Plantation; Slave House
Kentucky Archaeological Survey
Unless specified, we cannot provide site location information.


​​​​​​​​​​​Archaeologists working at the home of Robert and Cora Jane Spiller in Warren County uncovered the remains of outbuildings associated with a former plantation.  The Spillers' home was the centerpiece of a small plantation established in 1824 by Peyton Cooke. 

A few of the outbuilding remains were still visible, like those of an icehouse: a large stone-lined pit and stone stairs filled-in with stone rubble. Other outbuildings known to have been on the plantation were privies, barns, sheds, and a row of three to four slave houses just behind the main house.

An archaeological survey of the yard and limited excavations around the Spillers' house documented the remains of some of the outbuildings, including slave house foundations. Additional work there documented ​architectural remains and recovered thousands of artifacts. 

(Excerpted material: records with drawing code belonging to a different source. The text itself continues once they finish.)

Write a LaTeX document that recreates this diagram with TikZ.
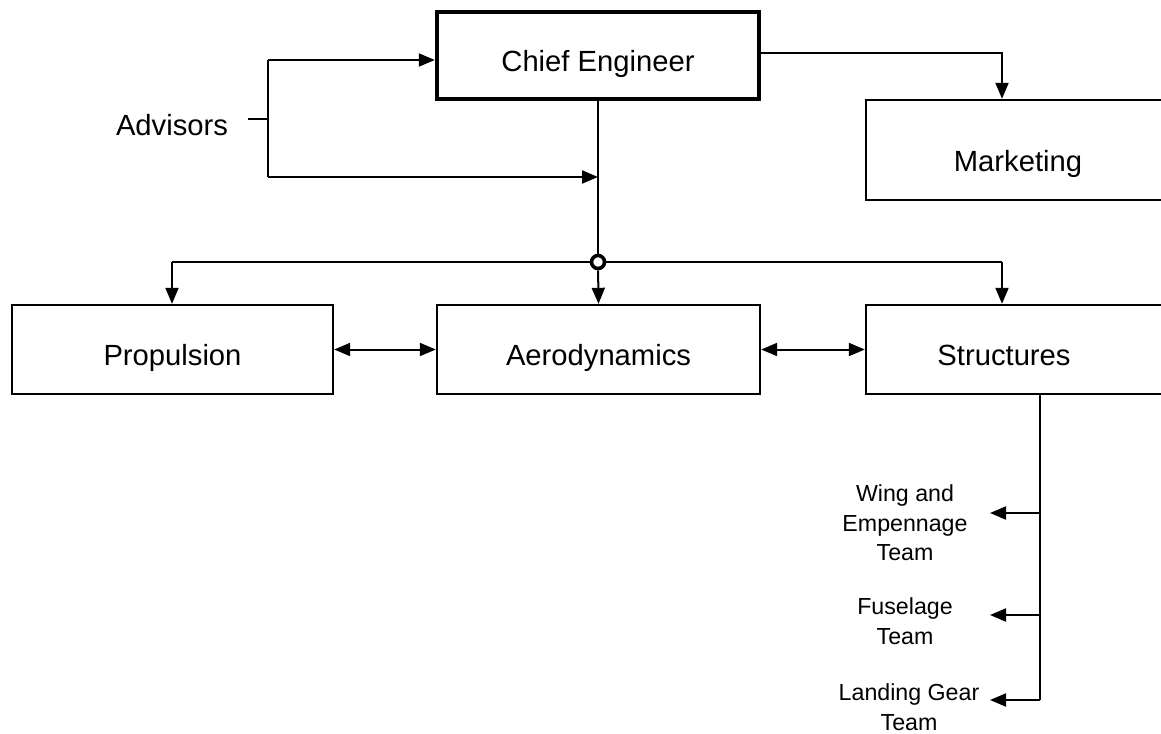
\documentclass[tikz,border=0pt]{standalone}
\usepackage{fontspec}
\setmainfont{Liberation Sans}
\usetikzlibrary{arrows.meta}
\begin{document}
\begin{tikzpicture}[x=0.5pt,y=-0.5pt,
  box/.style={draw,line width=1.2pt,inner sep=0pt,text height=15.7pt,text depth=0pt,font=\fontsize{14.6}{17}\selectfont},
  lbl/.style={inner sep=0pt,font=\fontsize{14.6}{17}\selectfont},
  team/.style={inner sep=0pt,align=center,font=\fontsize{11.6}{14.75}\selectfont},
  conn/.style={line width=1pt},
  arr/.style={conn,-{Triangle[length=8pt,width=6.5pt]}},
  darr/.style={conn,{Triangle[length=8pt,width=6.5pt]}-{Triangle[length=8pt,width=6.5pt]}},
  junction/.style={circle,draw,fill=white,line width=1.8pt,inner sep=0pt,minimum size=6.5pt}]
\useasboundingbox[fill=white] (0,0) rectangle (1161,733);
% boxes
\node[box,line width=2.2pt,text height=16pt,minimum width=161pt,minimum height=43.5pt] (chief) at (598,55.5) {Chief Engineer};
\node[box,text height=21.5pt,minimum width=152pt,minimum height=50pt] (mkt) at (1018,150) {Marketing};
\node[box,minimum width=160.5pt,minimum height=44.5pt] (prop) at (172.5,349.5) {Propulsion};
\node[box,minimum width=161.5pt,minimum height=44.5pt] (aero) at (598.5,349.5) {Aerodynamics};
\node[box,minimum width=152pt,minimum height=44.5pt] (struc) at (1018,349.5) {\hspace*{-14pt}Structures};
% labels
\node[lbl] (adv) at (172,125) {Advisors};
\node[team] (wing) at (905,523) {Wing and\\Empennage\\Team};
\node[team] (fus) at (905,621) {Fuselage\\Team};
\node[team] (land) at (909,707) {Landing Gear\\Team};
% junction
\node[junction] (junc) at (598,262) {};
% coordinates
\coordinate (advT) at (268,60);
\coordinate (advB) at (268,177);
\coordinate (advJ) at (268,119);
\coordinate (advS) at (248,119);
\coordinate (mktE) at (1002,53);
\coordinate (hL) at (172,262);
\coordinate (hR) at (1002,262);
\coordinate (sbot) at (1040,700);
\coordinate (tip) at (990,0);
\coordinate (r1) at (1040,513);
\coordinate (r2) at (1040,615);
\coordinate (r3) at (1040,700);
% advisors
\draw[conn] (advS) -- (advJ);
\draw[conn] (advT) -- (advB);
\draw[arr] (advT) -- (advT -| chief.west);
\draw[arr] (advB) -- (advB -| chief.south);
% chief to marketing
\draw[arr] (mktE -| chief.east) -- (mktE) -- (mktE |- mkt.north);
% chief to departments
\draw[conn] (chief.south) -- (junc);
\draw[conn] (hL) -- (junc.west);
\draw[conn] (junc.east) -- (hR);
\draw[arr] (hL) -- (hL |- prop.north);
\draw[arr] (junc) -- (aero.north);
\draw[arr] (hR) -- (hR |- struc.north);
\draw[darr] (prop.east) -- (aero.west);
\draw[darr] (aero.east) -- (struc.west);
% structures teams
\draw[conn] (sbot |- struc.south) -- (sbot);
\draw[arr] (r1) -- (r1 -| tip);
\draw[arr] (r2) -- (r2 -| tip);
\draw[arr] (r3) -- (r3 -| tip);
\end{tikzpicture}
\end{document}
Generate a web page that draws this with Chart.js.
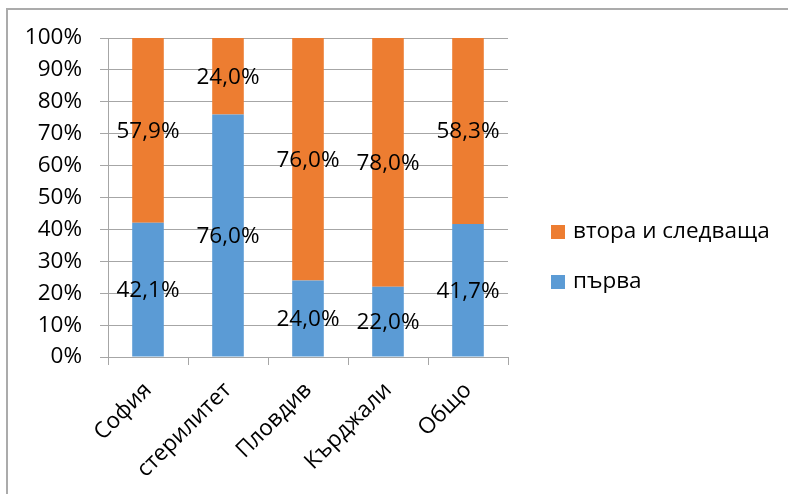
<!DOCTYPE html>
<html>
<head>
<meta charset="utf-8">
<script src="https://cdn.jsdelivr.net/npm/chart.js@4/dist/chart.umd.min.js"></script>
<style>
  html, body { margin: 0; padding: 0; background: #fff; overflow: hidden; }
  #frame { position: absolute; left: 6px; top: 8px; width: 900px; height: 600px;
           border-left: 2px solid #ababab; border-top: 2px solid #ababab; }
  #wrap { position: absolute; left: 0; top: 0; width: 788px; height: 494px; }
</style>
</head>
<body>
<div id="frame"></div>
<div id="wrap"><canvas id="c" width="788" height="494"></canvas></div>
<script>
const categories = ['София', 'стерилитет', 'Пловдив', 'Кърджали', 'Общо'];
const seriesNames = ['първа', 'втора и следваща'];
const firstValues = [42.1, 76.0, 24.0, 22.0, 41.7];
const nextValues = [57.9, 24.0, 76.0, 78.0, 58.3];
const yTicks = [0, 10, 20, 30, 40, 50, 60, 70, 80, 90, 100];

const FONT = '"Open Sans", "DejaVu Sans", sans-serif';
const FS = 22.5;
const fmt = v => v.toFixed(1).replace('.', ',') + '%';

// value labels centred in each stacked segment
const segmentLabels = {
  id: 'segmentLabels',
  afterDatasetsDraw(chart) {
    const ctx = chart.ctx;
    ctx.save();
    ctx.font = FS + 'px ' + FONT;
    ctx.fillStyle = '#000';
    ctx.textAlign = 'center';
    ctx.textBaseline = 'middle';
    chart.data.datasets.forEach((ds, di) => {
      const meta = chart.getDatasetMeta(di);
      meta.data.forEach((bar, i) => {
        const p = bar.getProps(['x', 'y', 'base'], true);
        ctx.fillText(fmt(ds.data[i]), p.x, (p.y + p.base) / 2 + 1);
      });
    });
    ctx.restore();
  }
};

// legend on the right, last series on top
const sideLegend = {
  id: 'sideLegend',
  afterDraw(chart) {
    const ctx = chart.ctx;
    const a = chart.chartArea;
    ctx.save();
    ctx.font = FS + 'px ' + FONT;
    ctx.textBaseline = 'middle';
    ctx.textAlign = 'left';
    const items = chart.data.datasets.slice().reverse();
    items.forEach((ds, k) => {
      const cy = a.top + 194 + k * 50;
      const bx = a.right + 43;
      ctx.fillStyle = ds.backgroundColor;
      ctx.fillRect(bx, cy - 7, 14, 14);
      ctx.fillStyle = '#000';
      ctx.fillText(ds.label, bx + 22, cy);
    });
    ctx.restore();
  }
};

new Chart(document.getElementById('c'), {
  type: 'bar',
  data: {
    labels: categories,
    datasets: [
      { label: seriesNames[0], data: firstValues, backgroundColor: '#5B9BD5', categoryPercentage: 1, barPercentage: 0.395 },
      { label: seriesNames[1], data: nextValues, backgroundColor: '#ED7D31', categoryPercentage: 1, barPercentage: 0.395 }
    ]
  },
  options: {
    responsive: false,
    animation: false,
    devicePixelRatio: 1,
    layout: { padding: { top: 38, right: 280, bottom: 0, left: 0 } },
    plugins: { legend: { display: false }, tooltip: { enabled: false } },
    scales: {
      x: {
        stacked: true,
        grid: { offset: true, drawOnChartArea: false, drawTicks: true, tickLength: 8, color: '#a6a6a6', lineWidth: 1 },
        border: { display: true, color: '#a6a6a6', width: 1 },
        ticks: { color: '#000', font: { family: FONT, size: FS }, minRotation: 45, maxRotation: 45, padding: 12 },
        afterFit(s) { s.height = 137; }
      },
      y: {
        stacked: true,
        min: 0, max: 100,
        afterBuildTicks(s) { s.ticks = yTicks.map(v => ({ value: v })); },
        grid: { color: '#a6a6a6', lineWidth: 1, drawTicks: true, tickLength: 8 },
        border: { display: true, color: '#a6a6a6', width: 1 },
        ticks: { color: '#000', font: { family: FONT, size: FS }, padding: 18, callback: v => v + '%' },
        afterFit(s) { s.width = 108; }
      }
    }
  },
  plugins: [segmentLabels, sideLegend]
});
</script>
</body>
</html>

Archaeologists map a portion of a slave house foundation.


​During survey of the yard, archaeologists documented concentrations of architectural-related artifacts, such as window glass, nails, and brick fragments. These revealed the locations of several outbuildings that had once stood behind the main house. 

Limited investigation of one of these structures exposed a portion of a stone foundation and an interior pit cellar.  Researchers recovered large amounts of household artifacts from this location: ceramic dishes, eating utensils, scissors, buttons, toys, smoking pipes, and glass bottles and jars. Given the quantity and identity of these artifacts, archaeologists concluded that the foundation and pit cellar likely represented the remains of a slave house. 

Many of the ceramic dish fragments had hand-painted designs or decorative edging, which were popular during the 1820s to 1840s. These vessels were likely used by the Cooke family and then passed down to the enslaved people who lived in the building.  

Scissors from a slave house pit cellar.

What's Cool?

​Slave House Pit Cellar

The pit cellar in the Forest Home slave house was next to a stone hearth foundation. Sub-floor pits were common features of nineteenth-century kitchens, cabins, and slave houses. They were typically used for storing food.

Enslaved people or formerly enslaved people who became tenants after their emancipation used sub-floor pits for other reasons, too. They often stored personal objects there.

Blue glass bead.

Several personal artifacts came from the Forest Home slave house pit cellar, like blue glass beads and a store token. The store token had been issued by the Brown, Curtis, and Vance dry goods store in Louisville. Patrons could have used it exclusively at the store as a form of payment. 

The token could indicate that a Cooke family member had visited the store, On the other hand, the token as well as the beads may have held cultural or symbolic meaning for the enslaved residents. This meaning went beyond face-value function as jewelry or as currency and was something the enslaved did not want their owners to know about.

​Enslaved people considered these individual objects good luck charms. But when grouped with other symbolically charged artifacts, these objects took on additional meaning, reflecting religious beliefs ​or group identity within the enslaved community.   

A brass Brown, Curtis, and Vance dry goods store token - dating between 1845 and 1852.